• **WORK INSTRUCTIONS**
Retype the data exactly, from its first line to the line containing "const py = v => (H - B - v) / ph;", including both, and skip any picture.

• **SUPPLIED DATA**
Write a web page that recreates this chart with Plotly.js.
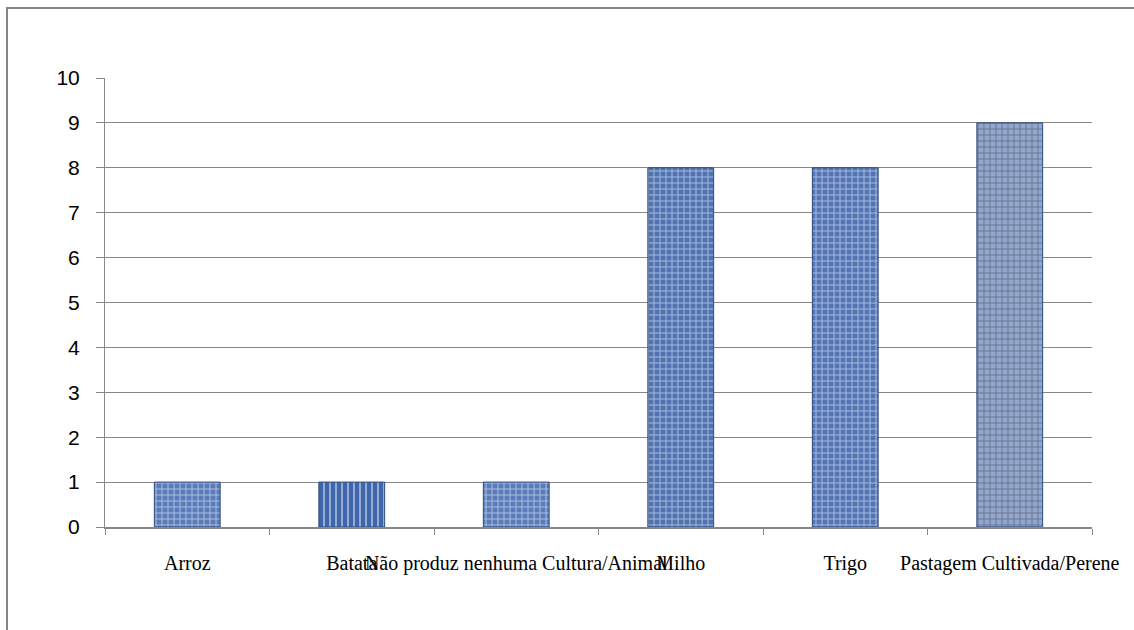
<!DOCTYPE html>
<html>
<head>
<meta charset="utf-8">
<script src="https://cdn.plot.ly/plotly-3.0.1.min.js"></script>
<style>html,body{margin:0;padding:0;background:#fff;}#chart{width:1134px;height:630px;}</style>
</head>
<body>
<div id="chart"></div>
<script>
const categories = ["Arroz", "Batata", "Não produz nenhuma Cultura/Animal", "Milho", "Trigo", "Pastagem Cultivada/Perene"];
const values = [1, 1, 1, 8, 8, 9];
const yTickValues = [0, 1, 2, 3, 4, 5, 6, 7, 8, 9, 10];

const barBg = ["#5a7cba", "#3f66ab", "#5a7cba", "#5073b2", "#5375b6", "#92a7cf"];
const barFg = ["#b4cbee", "#c6d8f2", "#aac2ea", "#aac3ec", "#a7bfe8", "#c8d4ea"];
const barShape = ["+", "|", "+", "+", "+", "+"];

const trace = {
  type: "bar",
  x: categories,
  y: values,
  width: 0.4,
  marker: {
    color: barBg,
    line: {color: "#2c4a7e", width: 1},
    pattern: {shape: barShape, fillmode: "overlay", fgcolor: barFg, fgopacity: 0.5, size: 6, solidity: 0.3}
  },
  hoverinfo: "x+y"
};

const W = 1134, H = 630;
const L = 105, R = 42, T = 78, B = 103;
const pw = W - L - R, ph = H - T - B;
const px = v => (v - L) / pw;
const py = v => (H - B - v) / ph;

const layout = {
  width: W, height: H,
  margin: {l: L, r: R, t: T, b: B, pad: 0},
  paper_bgcolor: "#ffffff",
  plot_bgcolor: "#ffffff",
  showlegend: false,
  xaxis: {
    type: "category",
    tickangle: 0,
    ticks: "outside",
    tickson: "boundaries",
    ticklen: 6,
    tickcolor: "#888888",
    showline: true,
    linecolor: "#888888",
    linewidth: 2,
    showgrid: false,
    ticklabelstandoff: 17,
    tickfont: {family: "Liberation Serif, Times New Roman, serif", size: 20, color: "#000000"}
  },
  yaxis: {
    range: [0, 10],
    tickvals: yTickValues,
    ticktext: yTickValues.map(String),
    ticks: "outside",
    ticklen: 8,
    tickcolor: "#888888",
    showline: true,
    linecolor: "#888888",
    linewidth: 1,
    showgrid: true,
    gridcolor: "#888888",
    gridwidth: 1,
    zeroline: false,
    ticklabelstandoff: 12,
    tickfont: {family: "Liberation Sans, Arial, sans-serif", size: 21, color: "#000000"}
  },
  shapes: [
    {type: "rect", xref: "paper", yref: "paper", x0: px(7), x1: px(1200), y0: py(700), y1: py(8),
     line: {color: "#868686", width: 2}, fillcolor: "rgba(0,0,0,0)", layer: "below"}
  ]
};

Plotly.newPlot("chart", [trace], layout, {displayModeBar: false, staticPlot: true});
</script>
</body>
</html>
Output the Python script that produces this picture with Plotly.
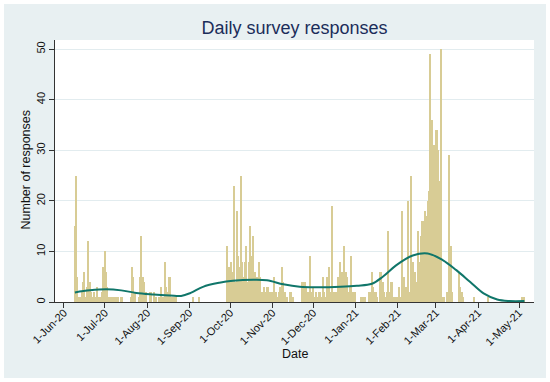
import pandas as pd
import plotly.graph_objects as go

start = pd.Timestamp("2020-06-01")

# day offset from 1-Jun-20 -> responses (days not listed had none)
day_offsets = [8, 9, 10, 11, 12, 13, 14, 15, 16, 17, 18, 19, 20, 21, 22, 23, 24, 25, 26, 27, 28, 29, 30, 31, 32,
               33, 34, 35, 36, 37, 38, 39, 40, 42, 43,
               49, 50, 51, 52, 55, 56, 57, 58, 59, 60, 63, 64, 66, 68, 70, 71, 72, 73, 74, 75, 76, 77, 78, 79, 80, 81, 82,
               95, 99,
               120, 121, 122, 123, 124, 125, 126, 127, 128, 129, 130, 131, 132, 133, 134, 135, 136, 137, 138, 139, 140,
               141, 142, 143, 144, 145, 146, 147, 148, 149, 150, 151, 152, 153, 154, 155, 156, 157, 158, 159, 160, 161,
               162, 163, 164, 166, 167, 168,
               175, 176, 177, 178, 179, 180, 181, 182, 183, 184, 185, 186, 187, 188, 189, 190, 191, 192, 193, 194, 195,
               196, 197, 198, 199, 200, 201, 202, 203, 204, 205, 206, 207, 208, 209, 210, 211, 212, 213, 214,
               218, 219, 220, 221, 224, 225, 226, 227, 228, 229, 230, 232, 233, 234, 235, 236, 237, 238, 239, 240, 241,
               242, 244, 245, 246, 247, 248, 249, 250, 251, 252, 253, 254, 255, 256, 257, 258, 259, 260, 261, 262, 263,
               264, 265, 266, 267, 268, 269, 270, 271, 272, 273, 274, 275, 276, 277, 278, 279, 281, 283, 284, 285,
               290, 291, 292, 293, 301, 311, 336, 338]
responses = [15, 25, 5, 1, 1, 2, 4, 6, 1, 3, 12, 4, 2, 1, 2, 1, 3, 1, 1, 1, 2, 7, 10, 6, 3,
             1, 1, 1, 1, 1, 1, 1, 1, 1, 1,
             1, 7, 5, 2, 1, 5, 13, 5, 4, 2, 2, 2, 2, 1, 1, 3, 1, 1, 8, 3, 2, 5, 5, 1, 1, 1, 1,
             1, 1,
             11, 7, 4, 8, 6, 23, 4, 18, 9, 7, 25, 8, 5, 8, 11, 4, 8, 15, 9, 13, 6,
             3, 5, 8, 5, 2, 2, 3, 2, 3, 3, 2, 1, 2, 5, 2, 2, 1, 2, 3, 7, 4,
             2, 1, 1, 2, 2, 1,
             4, 4, 4, 3, 2, 1, 9, 2, 3, 1, 2, 1, 2, 2, 1, 5, 2, 1, 5, 3, 7,
             2, 19, 2, 1, 2, 5, 3, 8, 6, 3, 11, 6, 5, 2, 3, 9, 2, 1, 2,
             1, 1, 1, 1, 2, 2, 6, 3, 2, 2, 1, 6, 6, 4, 2, 1, 2, 14, 2, 4, 4,
             1, 1, 1, 3, 1, 18, 2, 5, 3, 1, 20, 2, 25, 8, 1, 6, 4, 14, 8, 13, 16,
             16, 18, 17, 20, 22, 49, 36, 31, 31, 34, 34, 30, 24, 50, 1, 1, 2, 29, 11, 2,
             6, 3, 2, 1, 1, 1, 1, 1]

# smoothed trend (day offset, value)
trend_days = [8, 19, 31, 42, 53, 66, 78, 86, 93, 102, 114, 124, 139, 149, 161, 173, 185, 203, 215, 226, 234,
              244, 256, 267, 278, 288, 298, 308, 318, 327, 338]
trend_vals = [1.9, 2.3, 2.5, 2.3, 1.8, 1.5, 1.3, 1.2, 1.8, 3.0, 3.8, 4.2, 4.4, 4.3, 3.5, 3.0, 2.9, 3.0, 3.2, 3.6, 5.0,
              7.3, 9.2, 9.6, 8.3, 6.3, 4.0, 1.7, 0.5, 0.2, 0.2]

tick_months = pd.date_range("2020-06-01", "2021-05-01", freq="MS")
tick_labels = [f"{d.day}-{d.strftime('%b-%y')}" for d in tick_months]

bar_dates = [start + pd.Timedelta(days=d) for d in day_offsets]
trend_dates = [start + pd.Timedelta(days=d) for d in trend_days]

BG = "#E8F0F2"
GRID = "#E2ECEF"

fig = go.Figure()
fig.add_trace(go.Bar(x=bar_dates, y=responses, width=86400000,
                     marker=dict(color="#D8CC95", line=dict(width=0)), showlegend=False))
fig.add_trace(go.Scatter(x=trend_dates, y=trend_vals, mode="lines",
                         line=dict(color="#10766A", width=2, shape="spline", smoothing=1.0), showlegend=False))

# figure is 542x374, placed with a 4px page margin
W, H = 542, 374
L, R, T, B = 51, 12, 36, 76
pw, ph = W - L - R, H - T - B

fig.update_layout(
    width=W, height=H,
    margin=dict(l=L, r=R, t=T, b=B, autoexpand=False),
    paper_bgcolor=BG, plot_bgcolor="white",
    font=dict(family="Liberation Sans, Arial, sans-serif", size=12, color="#111"),
    title=dict(text="Daily survey responses", x=(L + pw / 2) / W, xanchor="center", y=1 - 24 / H, yanchor="middle",
               font=dict(size=18, color="#1B2D5A")),
    bargap=0,
    xaxis=dict(type="date", automargin=False,
               range=[start - pd.Timedelta(days=6.6), pd.Timestamp("2021-05-12")],
               tickvals=list(tick_months), ticktext=tick_labels, tickangle=-45,
               tickfont=dict(size=11), ticklabelstandoff=-6,
               ticks="outside", ticklen=5, tickcolor="#333", showgrid=False,
               showline=True, linecolor="#333", linewidth=1, zeroline=False),
    yaxis=dict(range=[0, 51.8], tickvals=[0, 10, 20, 30, 40, 50], tickangle=-90, automargin=False,
               tickfont=dict(size=11),
               ticks="outside", ticklen=5, tickcolor="#333",
               showgrid=True, gridcolor=GRID, gridwidth=1,
               showline=True, linecolor="#333", linewidth=1, zeroline=False),
    annotations=[
        dict(text="Number of responses", xref="paper", yref="paper", x=(21 - L) / pw, y=0.5 + 1.5 / ph,
             textangle=-90, showarrow=False, xanchor="center", yanchor="middle", font=dict(size=12.5)),
        dict(text="Date", xref="paper", yref="paper", x=0.5, y=-(350 - (H - B)) / ph,
             showarrow=False, xanchor="center", yanchor="middle", font=dict(size=12.5)),
    ],
)

fig.write_html("out.html", config={"displayModeBar": False},
               post_script="document.body.style.margin='4px';document.body.style.padding='0';"
                           "document.body.style.background='white';")
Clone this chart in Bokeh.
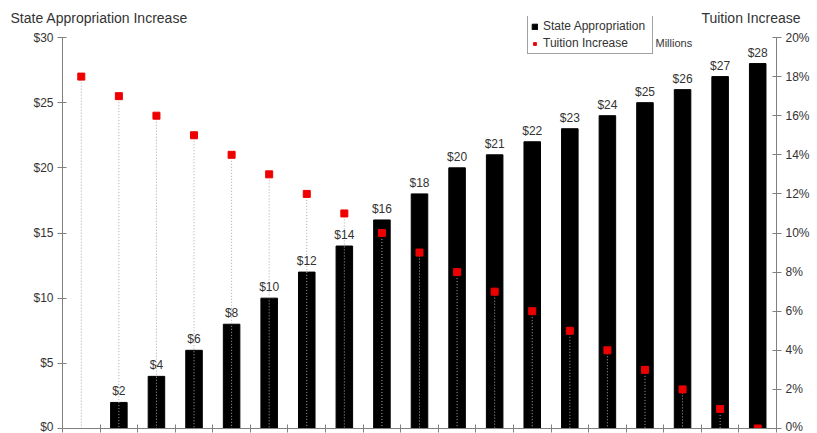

• **WORKED ANSWER**
Write a web page that recreates this chart with Plotly.js.
<!DOCTYPE html>
<html>
<head>
<meta charset="utf-8">
<script src="https://cdn.plot.ly/plotly-3.0.1.min.js"></script>
<style>html,body{margin:0;padding:0;background:#fff;}#chart{width:1134px;height:630px;}</style>
</head>
<body>
<div id="chart"></div>
<script>
const categories = ["Arroz", "Batata", "Não produz nenhuma Cultura/Animal", "Milho", "Trigo", "Pastagem Cultivada/Perene"];
const values = [1, 1, 1, 8, 8, 9];
const yTickValues = [0, 1, 2, 3, 4, 5, 6, 7, 8, 9, 10];

const barBg = ["#5a7cba", "#3f66ab", "#5a7cba", "#5073b2", "#5375b6", "#92a7cf"];
const barFg = ["#b4cbee", "#c6d8f2", "#aac2ea", "#aac3ec", "#a7bfe8", "#c8d4ea"];
const barShape = ["+", "|", "+", "+", "+", "+"];

const trace = {
  type: "bar",
  x: categories,
  y: values,
  width: 0.4,
  marker: {
    color: barBg,
    line: {color: "#2c4a7e", width: 1},
    pattern: {shape: barShape, fillmode: "overlay", fgcolor: barFg, fgopacity: 0.5, size: 6, solidity: 0.3}
  },
  hoverinfo: "x+y"
};

const W = 1134, H = 630;
const L = 105, R = 42, T = 78, B = 103;
const pw = W - L - R, ph = H - T - B;
const px = v => (v - L) / pw;
const py = v => (H - B - v) / ph;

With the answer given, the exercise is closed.